═══ Raw data

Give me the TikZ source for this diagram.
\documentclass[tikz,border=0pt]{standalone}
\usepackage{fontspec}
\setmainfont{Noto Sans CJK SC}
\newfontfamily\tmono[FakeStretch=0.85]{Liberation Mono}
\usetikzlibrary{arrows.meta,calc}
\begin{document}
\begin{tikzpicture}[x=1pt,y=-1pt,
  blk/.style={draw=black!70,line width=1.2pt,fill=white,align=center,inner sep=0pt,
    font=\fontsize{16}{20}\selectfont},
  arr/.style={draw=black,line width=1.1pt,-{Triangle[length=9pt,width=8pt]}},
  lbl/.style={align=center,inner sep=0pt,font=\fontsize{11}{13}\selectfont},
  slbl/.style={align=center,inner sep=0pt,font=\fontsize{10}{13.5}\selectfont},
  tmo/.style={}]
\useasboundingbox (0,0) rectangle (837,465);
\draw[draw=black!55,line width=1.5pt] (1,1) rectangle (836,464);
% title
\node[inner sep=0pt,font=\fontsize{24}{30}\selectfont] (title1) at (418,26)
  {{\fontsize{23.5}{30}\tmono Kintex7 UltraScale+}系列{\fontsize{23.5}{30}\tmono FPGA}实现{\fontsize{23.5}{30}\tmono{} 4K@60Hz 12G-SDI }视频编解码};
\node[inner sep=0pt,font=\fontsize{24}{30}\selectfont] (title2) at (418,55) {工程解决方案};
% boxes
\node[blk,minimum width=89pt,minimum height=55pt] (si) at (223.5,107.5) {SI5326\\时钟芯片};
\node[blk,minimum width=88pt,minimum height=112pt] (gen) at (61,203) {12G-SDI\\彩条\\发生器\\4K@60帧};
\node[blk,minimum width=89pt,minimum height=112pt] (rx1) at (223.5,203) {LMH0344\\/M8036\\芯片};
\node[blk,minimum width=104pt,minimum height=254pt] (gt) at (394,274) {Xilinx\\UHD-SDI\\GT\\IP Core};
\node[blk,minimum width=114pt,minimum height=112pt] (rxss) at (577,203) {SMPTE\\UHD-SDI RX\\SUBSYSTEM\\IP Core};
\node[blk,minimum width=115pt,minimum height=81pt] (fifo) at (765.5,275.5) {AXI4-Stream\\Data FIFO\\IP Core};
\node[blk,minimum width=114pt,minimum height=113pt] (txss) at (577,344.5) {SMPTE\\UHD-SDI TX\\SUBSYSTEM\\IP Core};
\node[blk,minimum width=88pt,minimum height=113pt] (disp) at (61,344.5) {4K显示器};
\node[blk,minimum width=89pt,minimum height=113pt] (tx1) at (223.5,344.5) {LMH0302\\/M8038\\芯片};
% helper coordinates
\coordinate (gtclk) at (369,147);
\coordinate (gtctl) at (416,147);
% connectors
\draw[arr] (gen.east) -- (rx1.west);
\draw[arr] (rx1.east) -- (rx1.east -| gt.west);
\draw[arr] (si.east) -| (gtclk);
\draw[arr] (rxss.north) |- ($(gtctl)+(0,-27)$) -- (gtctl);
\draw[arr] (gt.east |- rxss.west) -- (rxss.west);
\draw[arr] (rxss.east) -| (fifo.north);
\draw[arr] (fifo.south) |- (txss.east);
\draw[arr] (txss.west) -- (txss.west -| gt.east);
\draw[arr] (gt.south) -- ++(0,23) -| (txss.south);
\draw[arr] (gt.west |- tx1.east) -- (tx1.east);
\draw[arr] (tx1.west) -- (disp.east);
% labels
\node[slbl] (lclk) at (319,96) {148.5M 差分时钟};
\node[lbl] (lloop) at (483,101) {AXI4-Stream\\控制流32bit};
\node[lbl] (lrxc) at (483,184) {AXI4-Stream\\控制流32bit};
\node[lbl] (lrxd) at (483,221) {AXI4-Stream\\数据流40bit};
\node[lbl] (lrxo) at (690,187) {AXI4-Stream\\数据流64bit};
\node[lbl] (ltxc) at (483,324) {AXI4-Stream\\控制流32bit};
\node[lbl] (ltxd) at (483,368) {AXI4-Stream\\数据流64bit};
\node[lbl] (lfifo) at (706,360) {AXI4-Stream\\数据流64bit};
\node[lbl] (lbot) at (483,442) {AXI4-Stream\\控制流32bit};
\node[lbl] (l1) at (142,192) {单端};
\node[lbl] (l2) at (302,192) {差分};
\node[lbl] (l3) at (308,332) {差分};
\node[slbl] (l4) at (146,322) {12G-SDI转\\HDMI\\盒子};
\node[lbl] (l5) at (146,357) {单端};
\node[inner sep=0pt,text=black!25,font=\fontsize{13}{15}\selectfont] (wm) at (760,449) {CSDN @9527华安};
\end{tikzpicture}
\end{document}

══════

## Short exercise:
Transcribe the full listing above without leaving anything out.

## Complete answer:
Give me the TikZ source for this diagram.
\documentclass[tikz,border=0pt]{standalone}
\usepackage{fontspec}
\setmainfont{Noto Sans CJK SC}
\newfontfamily\tmono[FakeStretch=0.85]{Liberation Mono}
\usetikzlibrary{arrows.meta,calc}
\begin{document}
\begin{tikzpicture}[x=1pt,y=-1pt,
  blk/.style={draw=black!70,line width=1.2pt,fill=white,align=center,inner sep=0pt,
    font=\fontsize{16}{20}\selectfont},
  arr/.style={draw=black,line width=1.1pt,-{Triangle[length=9pt,width=8pt]}},
  lbl/.style={align=center,inner sep=0pt,font=\fontsize{11}{13}\selectfont},
  slbl/.style={align=center,inner sep=0pt,font=\fontsize{10}{13.5}\selectfont},
  tmo/.style={}]
\useasboundingbox (0,0) rectangle (837,465);
\draw[draw=black!55,line width=1.5pt] (1,1) rectangle (836,464);
% title
\node[inner sep=0pt,font=\fontsize{24}{30}\selectfont] (title1) at (418,26)
  {{\fontsize{23.5}{30}\tmono Kintex7 UltraScale+}系列{\fontsize{23.5}{30}\tmono FPGA}实现{\fontsize{23.5}{30}\tmono{} 4K@60Hz 12G-SDI }视频编解码};
\node[inner sep=0pt,font=\fontsize{24}{30}\selectfont] (title2) at (418,55) {工程解决方案};
% boxes
\node[blk,minimum width=89pt,minimum height=55pt] (si) at (223.5,107.5) {SI5326\\时钟芯片};
\node[blk,minimum width=88pt,minimum height=112pt] (gen) at (61,203) {12G-SDI\\彩条\\发生器\\4K@60帧};
\node[blk,minimum width=89pt,minimum height=112pt] (rx1) at (223.5,203) {LMH0344\\/M8036\\芯片};
\node[blk,minimum width=104pt,minimum height=254pt] (gt) at (394,274) {Xilinx\\UHD-SDI\\GT\\IP Core};
\node[blk,minimum width=114pt,minimum height=112pt] (rxss) at (577,203) {SMPTE\\UHD-SDI RX\\SUBSYSTEM\\IP Core};
\node[blk,minimum width=115pt,minimum height=81pt] (fifo) at (765.5,275.5) {AXI4-Stream\\Data FIFO\\IP Core};
\node[blk,minimum width=114pt,minimum height=113pt] (txss) at (577,344.5) {SMPTE\\UHD-SDI TX\\SUBSYSTEM\\IP Core};
\node[blk,minimum width=88pt,minimum height=113pt] (disp) at (61,344.5) {4K显示器};
\node[blk,minimum width=89pt,minimum height=113pt] (tx1) at (223.5,344.5) {LMH0302\\/M8038\\芯片};
% helper coordinates
\coordinate (gtclk) at (369,147);
\coordinate (gtctl) at (416,147);
% connectors
\draw[arr] (gen.east) -- (rx1.west);
\draw[arr] (rx1.east) -- (rx1.east -| gt.west);
\draw[arr] (si.east) -| (gtclk);
\draw[arr] (rxss.north) |- ($(gtctl)+(0,-27)$) -- (gtctl);
\draw[arr] (gt.east |- rxss.west) -- (rxss.west);
\draw[arr] (rxss.east) -| (fifo.north);
\draw[arr] (fifo.south) |- (txss.east);
\draw[arr] (txss.west) -- (txss.west -| gt.east);
\draw[arr] (gt.south) -- ++(0,23) -| (txss.south);
\draw[arr] (gt.west |- tx1.east) -- (tx1.east);
\draw[arr] (tx1.west) -- (disp.east);
% labels
\node[slbl] (lclk) at (319,96) {148.5M 差分时钟};
\node[lbl] (lloop) at (483,101) {AXI4-Stream\\控制流32bit};
\node[lbl] (lrxc) at (483,184) {AXI4-Stream\\控制流32bit};
\node[lbl] (lrxd) at (483,221) {AXI4-Stream\\数据流40bit};
\node[lbl] (lrxo) at (690,187) {AXI4-Stream\\数据流64bit};
\node[lbl] (ltxc) at (483,324) {AXI4-Stream\\控制流32bit};
\node[lbl] (ltxd) at (483,368) {AXI4-Stream\\数据流64bit};
\node[lbl] (lfifo) at (706,360) {AXI4-Stream\\数据流64bit};
\node[lbl] (lbot) at (483,442) {AXI4-Stream\\控制流32bit};
\node[lbl] (l1) at (142,192) {单端};
\node[lbl] (l2) at (302,192) {差分};
\node[lbl] (l3) at (308,332) {差分};
\node[slbl] (l4) at (146,322) {12G-SDI转\\HDMI\\盒子};
\node[lbl] (l5) at (146,357) {单端};
\node[inner sep=0pt,text=black!25,font=\fontsize{13}{15}\selectfont] (wm) at (760,449) {CSDN @9527华安};
\end{tikzpicture}
\end{document}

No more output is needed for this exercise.